Staying Hopeful During Epiphany
The most hopeful thing I can do when I’m in that period of disorientation is to remember what I’ve come through before. I talk to a spiritual director or friend who knows my story, and let them remind me that these faith crises have always led to greater abundance, to deeper freedom, to a more powerful sense of gratitude for the Mystery I encounter. There is no reason for me to expect that this one will be any different. Having a trusted companion hold for me the larger story, having them receive my anxiety without participating in it, hearing them tell me they have confidence in my ability to make it through – this makes all the difference.
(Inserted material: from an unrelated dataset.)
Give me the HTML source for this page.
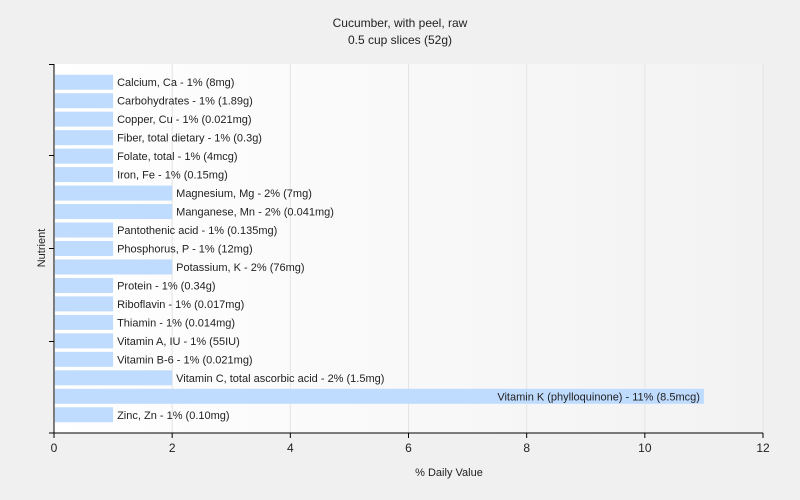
<!DOCTYPE html>
<html><head><meta charset="utf-8"><style>
html,body{margin:0;padding:0;width:800px;height:500px;overflow:hidden;background:#f0f0f0;font-family:"Liberation Sans",sans-serif;}
svg{display:block;}
svg text{font-family:"Liberation Sans",sans-serif;fill:#222;}
</style></head><body>
<svg width="800" height="500">
<defs><linearGradient id="bg" x1="0" x2="1" y1="0" y2="0"><stop offset="0" stop-color="#ffffff"/><stop offset="1" stop-color="#f2f2f2"/></linearGradient></defs>
<rect width="800" height="500" fill="#f0f0f0"/>
<text x="400" y="27" text-anchor="middle" font-size="12">Cucumber, with peel, raw</text>
<text x="400" y="44" text-anchor="middle" font-size="12">0.5 cup slices (52g)</text>
<rect x="54" y="64" width="709" height="369" fill="url(#bg)"/>
<g id="grid"></g><g id="bars"></g><g id="axes"></g>
<text x="449" y="476" text-anchor="middle" font-size="11">% Daily Value</text>
<text x="0" y="0" transform="translate(45,248) rotate(-90)" text-anchor="middle" font-size="11">Nutrient</text>
</svg>
<script>
const categories=["Calcium, Ca","Carbohydrates","Copper, Cu","Fiber, total dietary","Folate, total","Iron, Fe","Magnesium, Mg","Manganese, Mn","Pantothenic acid","Phosphorus, P","Potassium, K","Protein","Riboflavin","Thiamin","Vitamin A, IU","Vitamin B-6","Vitamin C, total ascorbic acid","Vitamin K (phylloquinone)","Zinc, Zn"];
const values=[1,1,1,1,1,1,2,2,1,1,2,1,1,1,1,1,2,11,1];
const amounts=["8mg","1.89g","0.021mg","0.3g","4mcg","0.15mg","7mg","0.041mg","0.135mg","12mg","76mg","0.34g","0.017mg","0.014mg","55IU","0.021mg","1.5mg","8.5mcg","0.10mg"];
const xTicks=[0,2,4,6,8,10,12];
const NS="http://www.w3.org/2000/svg";
const x0=54,x1=763,y0=64,y1=433;
const xs=v=>x0+(x1-x0)*v/12;
const step=(y1-y0-18)/categories.length;
const yc=i=>y0+9+step*(i+0.5);
function mk(t,a,p){const e=document.createElementNS(NS,t);for(const k in a)e.setAttribute(k,a[k]);document.getElementById(p).appendChild(e);return e;}
xTicks.forEach(t=>{
 if(t>0){const g=mk('line',{x1:xs(t),x2:xs(t),y1:y0,y2:y1,stroke:'#e4e4e4'},'grid');
 
 }
 const tk=mk('line',{x1:xs(t),x2:xs(t),y1:y1,y2:y1+5,stroke:'#000'},'axes');
 
 
 const tl=mk('text',{x:xs(t),y:y1+19,'text-anchor':'middle','font-size':12},'axes');
 tl.textContent=t;
 
 
});
categories.forEach((c,i)=>{
 const w=xs(values[i])-x0, c0=yc(i);
 const r=mk('rect',{x:x0+1,y:c0-7.5,width:w-1,height:15,fill:'#bfdbfe'},'bars');
 
 
 const lbl=c+' - '+values[i]+'% ('+amounts[i]+')';
 const inside=values[i]>6;
 const t=mk('text',{x:inside?xs(values[i])-4:xs(values[i])+4,y:c0+4,'font-size':11,'text-anchor':inside?'end':'start'},'bars');
 t.textContent=lbl;
 
 
});
const ax=mk('line',{x1:x0,x2:x0,y1:y0,y2:y1,stroke:'#000'},'axes');


const bx=mk('line',{x1:x0-5,x2:x1,y1:y1,y2:y1,stroke:'#000'},'axes');


[64,155,248,341].forEach(y=>{
 const l=mk('line',{x1:x0-5,x2:x0,y1:y+0.5,y2:y+0.5,stroke:'#000'},'axes');
 
 
});
</script>
</body></html>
It’s also helpful for us to write our own stories. One of the most interesting exercises I’ve done is writing a spiritual autobiography. Being able to revisit my stories, identifying the patterns of grace in my life, helps me to know that all is well. It’s easy to forget how many times God has directed our path, how many “coincidences” have transpired to bring us to this place, how many times our eyes have cleared and we could finally see the way forward. It’s easy to forget, so we must remember. Each step is a miracle of grace, and this is just the next part of the adventure.
Do You Hear What I Hear?
As I was reading the scripture passage for this week, I heard the song “Do You Hear What I Hear?” I have to be honest: this isn’t one of my favorites. I’ve always found it a bit tedious. But this time I heard it with a different ear. The song starts with the night wind talking to a lamb: “Do you see what I see? A star in the sky!” The lamb then talks to the shepherd boy: “Do you hear what I hear? A song in the air!” The shepherd boy tells the king: “Do you know what I know? A baby shivers in the cold!” Finally the king tells everyone in the kingdom, “Listen to what I say! Pray for peace – the child will bring us goodness and light.”
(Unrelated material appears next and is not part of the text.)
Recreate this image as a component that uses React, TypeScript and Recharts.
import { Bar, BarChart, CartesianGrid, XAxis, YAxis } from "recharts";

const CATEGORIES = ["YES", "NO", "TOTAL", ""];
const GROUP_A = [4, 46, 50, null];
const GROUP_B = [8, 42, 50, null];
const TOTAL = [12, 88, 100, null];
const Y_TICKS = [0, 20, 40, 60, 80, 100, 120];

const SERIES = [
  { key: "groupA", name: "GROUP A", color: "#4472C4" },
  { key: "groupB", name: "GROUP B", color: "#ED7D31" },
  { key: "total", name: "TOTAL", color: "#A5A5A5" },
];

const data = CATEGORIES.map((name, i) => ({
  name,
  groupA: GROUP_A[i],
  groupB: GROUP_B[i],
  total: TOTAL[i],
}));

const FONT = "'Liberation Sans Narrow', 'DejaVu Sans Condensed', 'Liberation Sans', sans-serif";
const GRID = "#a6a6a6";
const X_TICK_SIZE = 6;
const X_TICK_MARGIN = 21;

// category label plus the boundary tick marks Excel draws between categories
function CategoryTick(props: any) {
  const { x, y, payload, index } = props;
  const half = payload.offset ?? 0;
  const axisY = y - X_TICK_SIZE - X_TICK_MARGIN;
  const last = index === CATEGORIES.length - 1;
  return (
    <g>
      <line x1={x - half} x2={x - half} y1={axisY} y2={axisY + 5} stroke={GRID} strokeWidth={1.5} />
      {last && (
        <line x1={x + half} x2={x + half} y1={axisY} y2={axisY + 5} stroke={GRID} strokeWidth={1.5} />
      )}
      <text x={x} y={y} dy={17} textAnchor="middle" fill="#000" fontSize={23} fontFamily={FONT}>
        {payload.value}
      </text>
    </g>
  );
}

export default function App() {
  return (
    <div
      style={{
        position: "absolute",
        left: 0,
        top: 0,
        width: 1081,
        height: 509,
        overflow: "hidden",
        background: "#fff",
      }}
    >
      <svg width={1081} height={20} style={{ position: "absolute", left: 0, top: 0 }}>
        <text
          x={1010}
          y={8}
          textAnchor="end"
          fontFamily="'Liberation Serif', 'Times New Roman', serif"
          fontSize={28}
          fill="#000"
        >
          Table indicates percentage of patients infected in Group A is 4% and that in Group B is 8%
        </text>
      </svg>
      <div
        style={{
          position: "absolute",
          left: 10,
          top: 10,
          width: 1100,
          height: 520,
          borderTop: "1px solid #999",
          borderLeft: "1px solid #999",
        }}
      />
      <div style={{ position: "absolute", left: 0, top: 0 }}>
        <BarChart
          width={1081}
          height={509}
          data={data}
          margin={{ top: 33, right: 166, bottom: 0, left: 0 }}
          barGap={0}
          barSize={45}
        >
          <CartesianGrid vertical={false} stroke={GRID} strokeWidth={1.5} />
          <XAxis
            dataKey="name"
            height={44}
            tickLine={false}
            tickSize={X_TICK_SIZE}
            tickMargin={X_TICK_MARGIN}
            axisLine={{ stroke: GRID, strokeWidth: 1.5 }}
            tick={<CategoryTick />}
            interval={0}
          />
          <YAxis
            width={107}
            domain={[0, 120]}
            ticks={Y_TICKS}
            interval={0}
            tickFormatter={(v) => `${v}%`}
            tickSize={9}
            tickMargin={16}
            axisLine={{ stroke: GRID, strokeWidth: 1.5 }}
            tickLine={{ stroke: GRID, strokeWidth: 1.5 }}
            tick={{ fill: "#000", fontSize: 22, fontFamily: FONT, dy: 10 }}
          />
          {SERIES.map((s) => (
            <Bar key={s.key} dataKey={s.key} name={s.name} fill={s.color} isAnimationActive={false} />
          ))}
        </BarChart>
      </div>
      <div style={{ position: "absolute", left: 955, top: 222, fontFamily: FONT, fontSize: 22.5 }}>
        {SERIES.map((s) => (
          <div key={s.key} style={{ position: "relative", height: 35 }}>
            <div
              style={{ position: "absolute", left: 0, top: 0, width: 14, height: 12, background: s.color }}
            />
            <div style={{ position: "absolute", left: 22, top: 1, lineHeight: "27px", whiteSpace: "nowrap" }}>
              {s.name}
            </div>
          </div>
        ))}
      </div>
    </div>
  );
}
The message passes from a whisper on the wind all the way to the ruler, each time passing into greater power and each time with a deepening understanding. This is the way of Epiphany: blindness gives way to a growing experience of insight and strength. Finally we make the life change – the king of our hearts declares that it’s time for us to take action. And we do! We bask in the glory of our change of fortune. We can see clearly now and we rejoice – until that next blinding moment of new insight.
Epiphany is an open invitation. Even if we cover our eyes and jump into the nearest dark closet, it never closes to us. It stands by, waiting patiently for us to recover our courage, knowing that our eyes are capable of sight they don’t yet know. First, a whisper on the breeze; finally, a commandment of peace and new life. Blessed challenge, amazing gift!